#### [Written problem]
Up to and including the line that contains "(consumer) at (1399,168)", write out each line of the material from its first line, exactly.

┌────────

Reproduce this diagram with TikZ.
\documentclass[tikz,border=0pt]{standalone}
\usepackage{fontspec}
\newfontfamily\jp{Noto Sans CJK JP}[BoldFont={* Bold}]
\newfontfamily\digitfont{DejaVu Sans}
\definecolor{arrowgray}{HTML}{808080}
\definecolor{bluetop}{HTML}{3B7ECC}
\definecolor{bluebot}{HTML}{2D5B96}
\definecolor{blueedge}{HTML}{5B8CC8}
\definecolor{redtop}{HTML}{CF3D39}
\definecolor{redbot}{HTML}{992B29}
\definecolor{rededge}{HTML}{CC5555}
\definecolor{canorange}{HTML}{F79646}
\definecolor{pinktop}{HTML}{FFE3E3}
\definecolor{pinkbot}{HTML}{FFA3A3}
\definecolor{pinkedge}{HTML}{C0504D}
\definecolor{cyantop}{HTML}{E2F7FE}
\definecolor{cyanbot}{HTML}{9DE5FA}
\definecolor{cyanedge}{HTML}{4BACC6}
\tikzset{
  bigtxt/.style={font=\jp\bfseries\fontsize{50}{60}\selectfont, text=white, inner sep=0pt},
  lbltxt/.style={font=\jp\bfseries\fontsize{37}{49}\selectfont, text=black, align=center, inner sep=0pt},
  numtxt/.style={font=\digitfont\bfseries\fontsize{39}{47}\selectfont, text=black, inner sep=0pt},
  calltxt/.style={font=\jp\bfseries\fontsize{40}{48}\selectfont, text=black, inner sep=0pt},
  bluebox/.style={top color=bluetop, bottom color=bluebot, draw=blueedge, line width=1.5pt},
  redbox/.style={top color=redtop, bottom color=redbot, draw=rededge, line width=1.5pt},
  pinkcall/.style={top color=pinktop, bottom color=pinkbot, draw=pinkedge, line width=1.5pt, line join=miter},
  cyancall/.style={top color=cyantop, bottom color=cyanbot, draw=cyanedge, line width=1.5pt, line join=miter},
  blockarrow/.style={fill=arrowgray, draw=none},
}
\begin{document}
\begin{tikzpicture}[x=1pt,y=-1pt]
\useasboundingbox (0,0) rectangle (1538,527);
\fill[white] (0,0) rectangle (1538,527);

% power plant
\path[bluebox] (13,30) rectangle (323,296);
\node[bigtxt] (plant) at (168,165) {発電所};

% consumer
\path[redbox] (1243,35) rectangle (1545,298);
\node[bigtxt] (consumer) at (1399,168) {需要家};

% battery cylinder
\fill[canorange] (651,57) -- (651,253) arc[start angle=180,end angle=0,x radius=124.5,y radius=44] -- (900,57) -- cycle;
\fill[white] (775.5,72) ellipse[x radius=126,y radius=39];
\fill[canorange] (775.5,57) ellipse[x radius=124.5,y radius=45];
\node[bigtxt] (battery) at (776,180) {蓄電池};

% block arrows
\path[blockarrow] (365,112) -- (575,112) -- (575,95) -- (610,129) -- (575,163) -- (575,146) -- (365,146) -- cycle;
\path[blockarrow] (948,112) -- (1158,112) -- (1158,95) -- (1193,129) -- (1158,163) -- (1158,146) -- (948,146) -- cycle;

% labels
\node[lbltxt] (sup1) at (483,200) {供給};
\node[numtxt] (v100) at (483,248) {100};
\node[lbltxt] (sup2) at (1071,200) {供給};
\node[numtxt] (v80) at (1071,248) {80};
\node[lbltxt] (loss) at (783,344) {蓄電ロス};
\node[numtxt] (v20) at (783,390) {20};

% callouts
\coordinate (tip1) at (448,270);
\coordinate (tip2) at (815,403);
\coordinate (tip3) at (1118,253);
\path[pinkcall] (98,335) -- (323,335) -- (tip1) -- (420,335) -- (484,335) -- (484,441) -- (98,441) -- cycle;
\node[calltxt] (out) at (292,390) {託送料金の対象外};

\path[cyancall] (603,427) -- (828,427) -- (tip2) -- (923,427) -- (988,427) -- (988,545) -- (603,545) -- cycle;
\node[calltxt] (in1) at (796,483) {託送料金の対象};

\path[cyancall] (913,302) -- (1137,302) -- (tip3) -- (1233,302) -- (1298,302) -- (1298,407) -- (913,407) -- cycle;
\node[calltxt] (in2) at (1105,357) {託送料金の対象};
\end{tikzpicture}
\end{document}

└────────

#### [The output]
Reproduce this diagram with TikZ.
\documentclass[tikz,border=0pt]{standalone}
\usepackage{fontspec}
\newfontfamily\jp{Noto Sans CJK JP}[BoldFont={* Bold}]
\newfontfamily\digitfont{DejaVu Sans}
\definecolor{arrowgray}{HTML}{808080}
\definecolor{bluetop}{HTML}{3B7ECC}
\definecolor{bluebot}{HTML}{2D5B96}
\definecolor{blueedge}{HTML}{5B8CC8}
\definecolor{redtop}{HTML}{CF3D39}
\definecolor{redbot}{HTML}{992B29}
\definecolor{rededge}{HTML}{CC5555}
\definecolor{canorange}{HTML}{F79646}
\definecolor{pinktop}{HTML}{FFE3E3}
\definecolor{pinkbot}{HTML}{FFA3A3}
\definecolor{pinkedge}{HTML}{C0504D}
\definecolor{cyantop}{HTML}{E2F7FE}
\definecolor{cyanbot}{HTML}{9DE5FA}
\definecolor{cyanedge}{HTML}{4BACC6}
\tikzset{
  bigtxt/.style={font=\jp\bfseries\fontsize{50}{60}\selectfont, text=white, inner sep=0pt},
  lbltxt/.style={font=\jp\bfseries\fontsize{37}{49}\selectfont, text=black, align=center, inner sep=0pt},
  numtxt/.style={font=\digitfont\bfseries\fontsize{39}{47}\selectfont, text=black, inner sep=0pt},
  calltxt/.style={font=\jp\bfseries\fontsize{40}{48}\selectfont, text=black, inner sep=0pt},
  bluebox/.style={top color=bluetop, bottom color=bluebot, draw=blueedge, line width=1.5pt},
  redbox/.style={top color=redtop, bottom color=redbot, draw=rededge, line width=1.5pt},
  pinkcall/.style={top color=pinktop, bottom color=pinkbot, draw=pinkedge, line width=1.5pt, line join=miter},
  cyancall/.style={top color=cyantop, bottom color=cyanbot, draw=cyanedge, line width=1.5pt, line join=miter},
  blockarrow/.style={fill=arrowgray, draw=none},
}
\begin{document}
\begin{tikzpicture}[x=1pt,y=-1pt]
\useasboundingbox (0,0) rectangle (1538,527);
\fill[white] (0,0) rectangle (1538,527);

% power plant
\path[bluebox] (13,30) rectangle (323,296);
\node[bigtxt] (plant) at (168,165) {発電所};

% consumer
\path[redbox] (1243,35) rectangle (1545,298);
\node[bigtxt] (consumer) at (1399,168) {需要家};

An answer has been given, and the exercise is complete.